SOURCE DATA:
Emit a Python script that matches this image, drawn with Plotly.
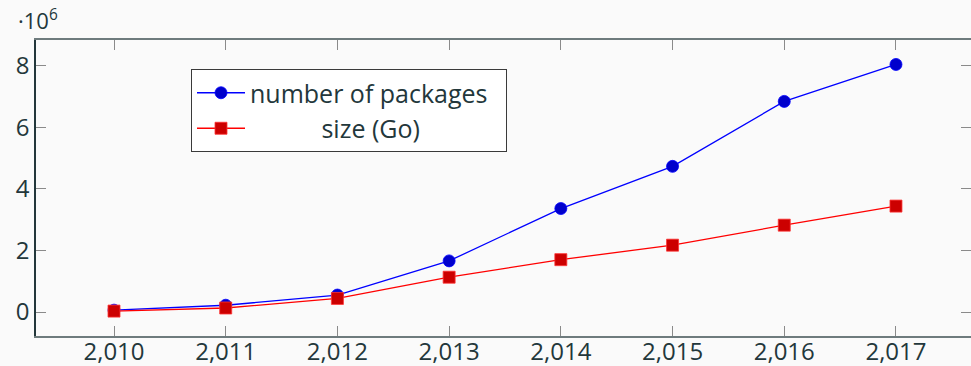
import plotly.graph_objects as go

years = [2010, 2011, 2012, 2013, 2014, 2015, 2016, 2017]
packages = [0.06e6, 0.22e6, 0.55e6, 1.66e6, 3.36e6, 4.73e6, 6.84e6, 8.04e6]
size_go = [0.03e6, 0.13e6, 0.44e6, 1.13e6, 1.70e6, 2.17e6, 2.82e6, 3.44e6]
y_tickvals = [0, 2e6, 4e6, 6e6, 8e6]
y_ticktext = ["0", "2", "4", "6", "8"]

FONT = "Open Sans"
TXT = "#23373b"
BG = "#fafafa"

fig = go.Figure()
fig.add_trace(go.Scatter(
    x=years, y=packages, mode="lines+markers", name="number of packages\u00a0\u00a0",
    line=dict(color="#0000ff", width=1.3),
    marker=dict(symbol="circle", size=12, color="#0000cc", line=dict(width=0.8, color="#0000ff")),
))
fig.add_trace(go.Scatter(
    x=years, y=size_go, mode="lines+markers",
    name="\u00a0" * 11 + "size (Go)",
    line=dict(color="#ff0000", width=1.3),
    marker=dict(symbol="square", size=12, color="#cc0000", line=dict(width=0.8, color="#ff3333")),
))

fig.update_layout(
    width=971, height=366,
    margin=dict(l=36, r=0, t=40, b=30, autoexpand=False),
    paper_bgcolor=BG, plot_bgcolor=BG,
    font=dict(family=FONT, size=24, color=TXT),
    showlegend=True,
    legend=dict(
        x=(191 - 36) / 935, y=1 - (69 - 40) / 296, xanchor="left", yanchor="top",
        bgcolor="#ffffff", bordercolor="#3a3a3a", borderwidth=1,
        font=dict(family=FONT, size=25, color=TXT),
        itemwidth=48, tracegroupgap=0,
    ),
    xaxis=dict(
        range=[2010 - 78 / 111.71, 2010 + (971 - 36 - 78) / 111.71],
        tickvals=years, tickformat=",d", automargin=False,
        ticks="inside", ticklen=10, tickcolor="#8a8a8a", tickwidth=1,
        ticklabelstandoff=-7,
        showline=True, linecolor="#6e7b7d", linewidth=1.5, mirror="ticks",
        showgrid=False, zeroline=False,
        tickfont=dict(family=FONT, size=24, color=TXT),
    ),
    yaxis=dict(
        range=[-0.7795e6, 8.834e6], automargin=False,
        tickvals=y_tickvals, ticktext=y_ticktext,
        ticks="inside", ticklen=10, tickcolor="#8a8a8a", tickwidth=1,
        showline=True, linecolor="#23373b", linewidth=1.5, mirror="ticks",
        showgrid=False, zeroline=False,
        tickfont=dict(family=FONT, size=24, color=TXT),
    ),
)
fig.add_annotation(
    text="·10<sup>6</sup>", xref="paper", yref="paper",
    x=(16 - 36) / 935, y=1 + (40 - 37) / 296, xanchor="left", yanchor="bottom",
    showarrow=False, font=dict(family=FONT, size=22, color=TXT),
)

fig.write_html("out.html")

INSTRUCTIONS TO FOLLOW:
Take the material above from its first line through the line holding "import plotly.graph_objects as go" and set it down exactly, without the pictures.

EXERCISE OUTPUT:
Emit a Python script that matches this image, drawn with Plotly.
import plotly.graph_objects as go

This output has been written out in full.